Susan's greatest worry is to find a novelist able to tell her story on the island but Foe seems to be an unreachable ghost like the story that Friday cannot tell.

 

The narrator is Susan Barton, she tells Foe what happens to her and Friday through some letters.

There is an alternation of showing and telling in the making of characters. Susan examines Friday's actions and behaviour and reports them to Foe with her thoughts and reflections on the art of storytelling. 

In Foe colonialism has not got a positive connotation differently from the classical novel by De Foe.
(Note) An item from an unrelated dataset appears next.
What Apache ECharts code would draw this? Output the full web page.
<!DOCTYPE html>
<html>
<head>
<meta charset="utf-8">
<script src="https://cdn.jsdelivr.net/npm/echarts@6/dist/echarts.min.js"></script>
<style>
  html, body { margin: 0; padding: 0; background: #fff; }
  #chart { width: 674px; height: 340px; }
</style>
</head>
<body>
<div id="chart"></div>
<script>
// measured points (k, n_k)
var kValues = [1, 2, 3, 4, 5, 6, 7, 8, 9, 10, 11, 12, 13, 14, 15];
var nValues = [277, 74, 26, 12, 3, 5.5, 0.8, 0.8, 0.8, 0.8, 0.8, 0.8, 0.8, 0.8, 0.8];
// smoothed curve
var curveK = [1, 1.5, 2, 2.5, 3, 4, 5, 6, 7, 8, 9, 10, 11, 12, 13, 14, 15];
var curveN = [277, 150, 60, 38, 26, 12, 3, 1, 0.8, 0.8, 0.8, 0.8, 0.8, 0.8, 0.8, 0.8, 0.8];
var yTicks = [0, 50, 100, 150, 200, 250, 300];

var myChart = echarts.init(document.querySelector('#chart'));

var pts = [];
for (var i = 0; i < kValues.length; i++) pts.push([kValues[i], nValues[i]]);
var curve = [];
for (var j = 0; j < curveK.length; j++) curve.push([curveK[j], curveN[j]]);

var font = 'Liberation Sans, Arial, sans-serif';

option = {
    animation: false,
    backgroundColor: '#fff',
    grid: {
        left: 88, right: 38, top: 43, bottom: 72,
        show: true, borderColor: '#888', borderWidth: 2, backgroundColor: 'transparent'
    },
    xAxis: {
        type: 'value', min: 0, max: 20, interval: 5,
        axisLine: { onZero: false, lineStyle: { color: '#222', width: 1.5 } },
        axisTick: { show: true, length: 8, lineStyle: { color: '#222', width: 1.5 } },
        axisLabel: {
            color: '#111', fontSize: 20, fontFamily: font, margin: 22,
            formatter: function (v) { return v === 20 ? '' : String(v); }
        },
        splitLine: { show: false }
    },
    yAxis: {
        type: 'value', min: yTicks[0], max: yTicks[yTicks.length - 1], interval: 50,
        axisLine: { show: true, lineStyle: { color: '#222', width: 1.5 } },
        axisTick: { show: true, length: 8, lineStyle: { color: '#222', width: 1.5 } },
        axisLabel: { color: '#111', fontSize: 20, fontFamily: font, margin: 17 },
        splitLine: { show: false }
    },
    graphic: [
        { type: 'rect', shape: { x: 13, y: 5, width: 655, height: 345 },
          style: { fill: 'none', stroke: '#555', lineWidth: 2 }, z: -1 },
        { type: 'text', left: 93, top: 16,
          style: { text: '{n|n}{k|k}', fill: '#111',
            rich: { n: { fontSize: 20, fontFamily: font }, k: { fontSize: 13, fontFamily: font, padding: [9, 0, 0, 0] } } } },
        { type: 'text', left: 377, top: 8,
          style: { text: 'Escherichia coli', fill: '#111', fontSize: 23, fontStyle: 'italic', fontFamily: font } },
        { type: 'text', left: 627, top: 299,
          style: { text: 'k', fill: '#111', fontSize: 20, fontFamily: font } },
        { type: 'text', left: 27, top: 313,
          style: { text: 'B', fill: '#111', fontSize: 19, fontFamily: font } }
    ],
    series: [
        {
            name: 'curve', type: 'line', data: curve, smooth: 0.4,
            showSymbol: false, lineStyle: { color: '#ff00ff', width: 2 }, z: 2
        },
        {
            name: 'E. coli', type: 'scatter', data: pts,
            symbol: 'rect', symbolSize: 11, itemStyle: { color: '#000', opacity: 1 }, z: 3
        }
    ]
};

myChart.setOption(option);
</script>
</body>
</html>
As a matter of fact the chapter focuses the reader's attention on its negative aspects: the destruction of extra-European culture, slavery, the conviction of being the best.

 

Moreover Susan's incapacity to communicate with Friday is a metaphor for the relationships between Europeans and others cultures: we don't understand and don't accept them.

Friday's central role reveals the Post-Modern connotation of the novel and focuses the attention on the topic of discrimination.

 

The letters Susan Barton exchanges with Foe bring two different points of view about the function of a novel to surface.  Susan wants a realistic novel which tells exactly what happened on the island but, at the same time, she is aware that her story is incomplete and Friday does not speak.

Will the readers accept an unfinished novel? Probably not. As a matter of fact Foe wants to set Susan's adventure on the island in a wider story context.

The message of chapter 2 is that art and literature can provide a  point of view but this does not mean that there is only that one.

Telling the truth is very difficult if not impossible and "foe"  is he who claims to tell the truth.